● Information shown:
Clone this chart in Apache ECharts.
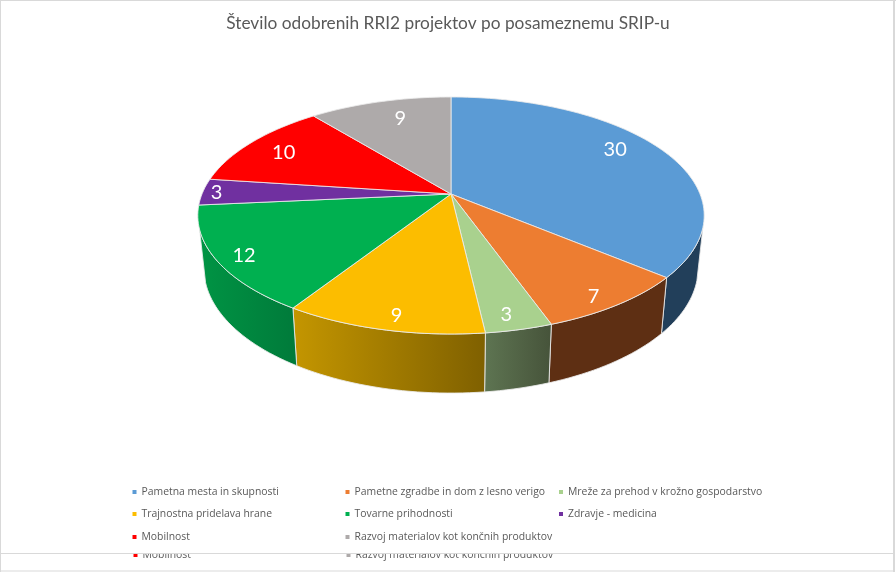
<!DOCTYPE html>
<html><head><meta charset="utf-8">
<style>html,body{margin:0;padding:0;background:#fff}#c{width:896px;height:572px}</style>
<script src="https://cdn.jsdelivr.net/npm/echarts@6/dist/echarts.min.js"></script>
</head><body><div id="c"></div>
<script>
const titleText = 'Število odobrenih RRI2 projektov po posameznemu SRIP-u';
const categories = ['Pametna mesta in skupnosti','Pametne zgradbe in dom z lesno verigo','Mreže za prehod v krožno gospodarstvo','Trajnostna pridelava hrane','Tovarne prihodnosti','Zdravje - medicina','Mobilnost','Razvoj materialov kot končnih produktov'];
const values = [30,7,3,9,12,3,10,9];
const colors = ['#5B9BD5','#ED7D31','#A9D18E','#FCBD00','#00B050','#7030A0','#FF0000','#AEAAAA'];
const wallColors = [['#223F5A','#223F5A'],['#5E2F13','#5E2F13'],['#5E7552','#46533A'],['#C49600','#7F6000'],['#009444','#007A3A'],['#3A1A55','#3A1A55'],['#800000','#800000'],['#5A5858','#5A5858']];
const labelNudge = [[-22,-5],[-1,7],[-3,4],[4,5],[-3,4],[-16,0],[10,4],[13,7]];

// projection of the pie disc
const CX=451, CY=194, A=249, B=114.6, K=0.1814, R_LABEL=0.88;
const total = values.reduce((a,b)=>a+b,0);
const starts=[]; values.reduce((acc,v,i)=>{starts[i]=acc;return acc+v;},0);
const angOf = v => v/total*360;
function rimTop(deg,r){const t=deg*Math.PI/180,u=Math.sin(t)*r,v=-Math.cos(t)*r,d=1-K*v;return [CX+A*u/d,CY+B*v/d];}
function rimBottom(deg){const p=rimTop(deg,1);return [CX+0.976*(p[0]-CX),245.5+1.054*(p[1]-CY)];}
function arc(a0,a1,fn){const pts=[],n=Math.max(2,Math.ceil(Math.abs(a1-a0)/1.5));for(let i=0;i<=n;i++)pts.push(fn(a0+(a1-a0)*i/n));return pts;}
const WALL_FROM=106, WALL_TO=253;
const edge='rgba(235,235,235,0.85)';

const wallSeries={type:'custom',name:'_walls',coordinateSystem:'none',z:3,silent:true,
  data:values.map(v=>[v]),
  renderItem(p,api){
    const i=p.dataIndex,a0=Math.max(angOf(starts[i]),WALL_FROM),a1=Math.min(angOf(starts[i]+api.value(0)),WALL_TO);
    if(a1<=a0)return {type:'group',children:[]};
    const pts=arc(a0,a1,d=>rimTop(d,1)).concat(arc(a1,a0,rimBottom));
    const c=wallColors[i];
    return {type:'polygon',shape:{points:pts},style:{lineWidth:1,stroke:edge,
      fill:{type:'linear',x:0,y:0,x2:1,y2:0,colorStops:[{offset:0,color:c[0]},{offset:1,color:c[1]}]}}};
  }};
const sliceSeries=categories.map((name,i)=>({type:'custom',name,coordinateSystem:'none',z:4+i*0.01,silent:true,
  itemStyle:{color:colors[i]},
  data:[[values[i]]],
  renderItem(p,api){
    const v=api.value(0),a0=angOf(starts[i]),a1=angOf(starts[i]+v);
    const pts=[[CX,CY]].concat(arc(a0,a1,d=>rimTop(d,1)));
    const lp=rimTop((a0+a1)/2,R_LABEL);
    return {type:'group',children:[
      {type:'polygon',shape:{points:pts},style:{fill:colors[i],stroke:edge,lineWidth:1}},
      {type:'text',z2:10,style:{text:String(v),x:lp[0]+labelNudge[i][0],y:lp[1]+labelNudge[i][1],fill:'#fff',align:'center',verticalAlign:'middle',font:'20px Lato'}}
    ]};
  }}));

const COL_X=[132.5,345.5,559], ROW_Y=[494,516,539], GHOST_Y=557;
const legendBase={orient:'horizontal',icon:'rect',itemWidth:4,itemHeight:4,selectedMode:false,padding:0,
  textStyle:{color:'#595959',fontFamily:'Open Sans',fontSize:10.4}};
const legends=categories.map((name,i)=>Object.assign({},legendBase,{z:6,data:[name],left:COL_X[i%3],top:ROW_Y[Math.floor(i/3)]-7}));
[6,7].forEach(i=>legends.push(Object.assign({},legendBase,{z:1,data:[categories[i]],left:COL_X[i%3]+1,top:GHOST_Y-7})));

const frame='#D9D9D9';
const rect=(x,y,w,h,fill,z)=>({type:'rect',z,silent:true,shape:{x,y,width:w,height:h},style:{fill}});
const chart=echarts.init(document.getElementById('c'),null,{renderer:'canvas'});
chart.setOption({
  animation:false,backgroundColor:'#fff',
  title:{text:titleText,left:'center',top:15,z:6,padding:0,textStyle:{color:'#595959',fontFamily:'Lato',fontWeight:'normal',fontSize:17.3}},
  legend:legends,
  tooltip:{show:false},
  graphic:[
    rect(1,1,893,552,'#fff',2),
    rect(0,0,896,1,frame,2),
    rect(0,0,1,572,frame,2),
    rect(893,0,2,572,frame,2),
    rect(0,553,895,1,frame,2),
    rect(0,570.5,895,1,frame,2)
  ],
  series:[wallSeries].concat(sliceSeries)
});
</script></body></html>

● What to do: Repeat the material above in full and exactly, omitting the pictures.

● Written reply:
Clone this chart in Apache ECharts.
<!DOCTYPE html>
<html><head><meta charset="utf-8">
<style>html,body{margin:0;padding:0;background:#fff}#c{width:896px;height:572px}</style>
<script src="https://cdn.jsdelivr.net/npm/echarts@6/dist/echarts.min.js"></script>
</head><body><div id="c"></div>
<script>
const titleText = 'Število odobrenih RRI2 projektov po posameznemu SRIP-u';
const categories = ['Pametna mesta in skupnosti','Pametne zgradbe in dom z lesno verigo','Mreže za prehod v krožno gospodarstvo','Trajnostna pridelava hrane','Tovarne prihodnosti','Zdravje - medicina','Mobilnost','Razvoj materialov kot končnih produktov'];
const values = [30,7,3,9,12,3,10,9];
const colors = ['#5B9BD5','#ED7D31','#A9D18E','#FCBD00','#00B050','#7030A0','#FF0000','#AEAAAA'];
const wallColors = [['#223F5A','#223F5A'],['#5E2F13','#5E2F13'],['#5E7552','#46533A'],['#C49600','#7F6000'],['#009444','#007A3A'],['#3A1A55','#3A1A55'],['#800000','#800000'],['#5A5858','#5A5858']];
const labelNudge = [[-22,-5],[-1,7],[-3,4],[4,5],[-3,4],[-16,0],[10,4],[13,7]];

// projection of the pie disc
const CX=451, CY=194, A=249, B=114.6, K=0.1814, R_LABEL=0.88;
const total = values.reduce((a,b)=>a+b,0);
const starts=[]; values.reduce((acc,v,i)=>{starts[i]=acc;return acc+v;},0);
const angOf = v => v/total*360;
function rimTop(deg,r){const t=deg*Math.PI/180,u=Math.sin(t)*r,v=-Math.cos(t)*r,d=1-K*v;return [CX+A*u/d,CY+B*v/d];}
function rimBottom(deg){const p=rimTop(deg,1);return [CX+0.976*(p[0]-CX),245.5+1.054*(p[1]-CY)];}
function arc(a0,a1,fn){const pts=[],n=Math.max(2,Math.ceil(Math.abs(a1-a0)/1.5));for(let i=0;i<=n;i++)pts.push(fn(a0+(a1-a0)*i/n));return pts;}
const WALL_FROM=106, WALL_TO=253;
const edge='rgba(235,235,235,0.85)';

const wallSeries={type:'custom',name:'_walls',coordinateSystem:'none',z:3,silent:true,
  data:values.map(v=>[v]),
  renderItem(p,api){
    const i=p.dataIndex,a0=Math.max(angOf(starts[i]),WALL_FROM),a1=Math.min(angOf(starts[i]+api.value(0)),WALL_TO);
    if(a1<=a0)return {type:'group',children:[]};
    const pts=arc(a0,a1,d=>rimTop(d,1)).concat(arc(a1,a0,rimBottom));
    const c=wallColors[i];
    return {type:'polygon',shape:{points:pts},style:{lineWidth:1,stroke:edge,
      fill:{type:'linear',x:0,y:0,x2:1,y2:0,colorStops:[{offset:0,color:c[0]},{offset:1,color:c[1]}]}}};
  }};
const sliceSeries=categories.map((name,i)=>({type:'custom',name,coordinateSystem:'none',z:4+i*0.01,silent:true,
  itemStyle:{color:colors[i]},
  data:[[values[i]]],
  renderItem(p,api){
    const v=api.value(0),a0=angOf(starts[i]),a1=angOf(starts[i]+v);
    const pts=[[CX,CY]].concat(arc(a0,a1,d=>rimTop(d,1)));
    const lp=rimTop((a0+a1)/2,R_LABEL);
    return {type:'group',children:[
      {type:'polygon',shape:{points:pts},style:{fill:colors[i],stroke:edge,lineWidth:1}},
      {type:'text',z2:10,style:{text:String(v),x:lp[0]+labelNudge[i][0],y:lp[1]+labelNudge[i][1],fill:'#fff',align:'center',verticalAlign:'middle',font:'20px Lato'}}
    ]};
  }}));

const COL_X=[132.5,345.5,559], ROW_Y=[494,516,539], GHOST_Y=557;
const legendBase={orient:'horizontal',icon:'rect',itemWidth:4,itemHeight:4,selectedMode:false,padding:0,
  textStyle:{color:'#595959',fontFamily:'Open Sans',fontSize:10.4}};
const legends=categories.map((name,i)=>Object.assign({},legendBase,{z:6,data:[name],left:COL_X[i%3],top:ROW_Y[Math.floor(i/3)]-7}));
[6,7].forEach(i=>legends.push(Object.assign({},legendBase,{z:1,data:[categories[i]],left:COL_X[i%3]+1,top:GHOST_Y-7})));

const frame='#D9D9D9';
const rect=(x,y,w,h,fill,z)=>({type:'rect',z,silent:true,shape:{x,y,width:w,height:h},style:{fill}});
const chart=echarts.init(document.getElementById('c'),null,{renderer:'canvas'});
chart.setOption({
  animation:false,backgroundColor:'#fff',
  title:{text:titleText,left:'center',top:15,z:6,padding:0,textStyle:{color:'#595959',fontFamily:'Lato',fontWeight:'normal',fontSize:17.3}},
  legend:legends,
  tooltip:{show:false},
  graphic:[
    rect(1,1,893,552,'#fff',2),
    rect(0,0,896,1,frame,2),
    rect(0,0,1,572,frame,2),
    rect(893,0,2,572,frame,2),
    rect(0,553,895,1,frame,2),
    rect(0,570.5,895,1,frame,2)
  ],
  series:[wallSeries].concat(sliceSeries)
});
</script></body></html>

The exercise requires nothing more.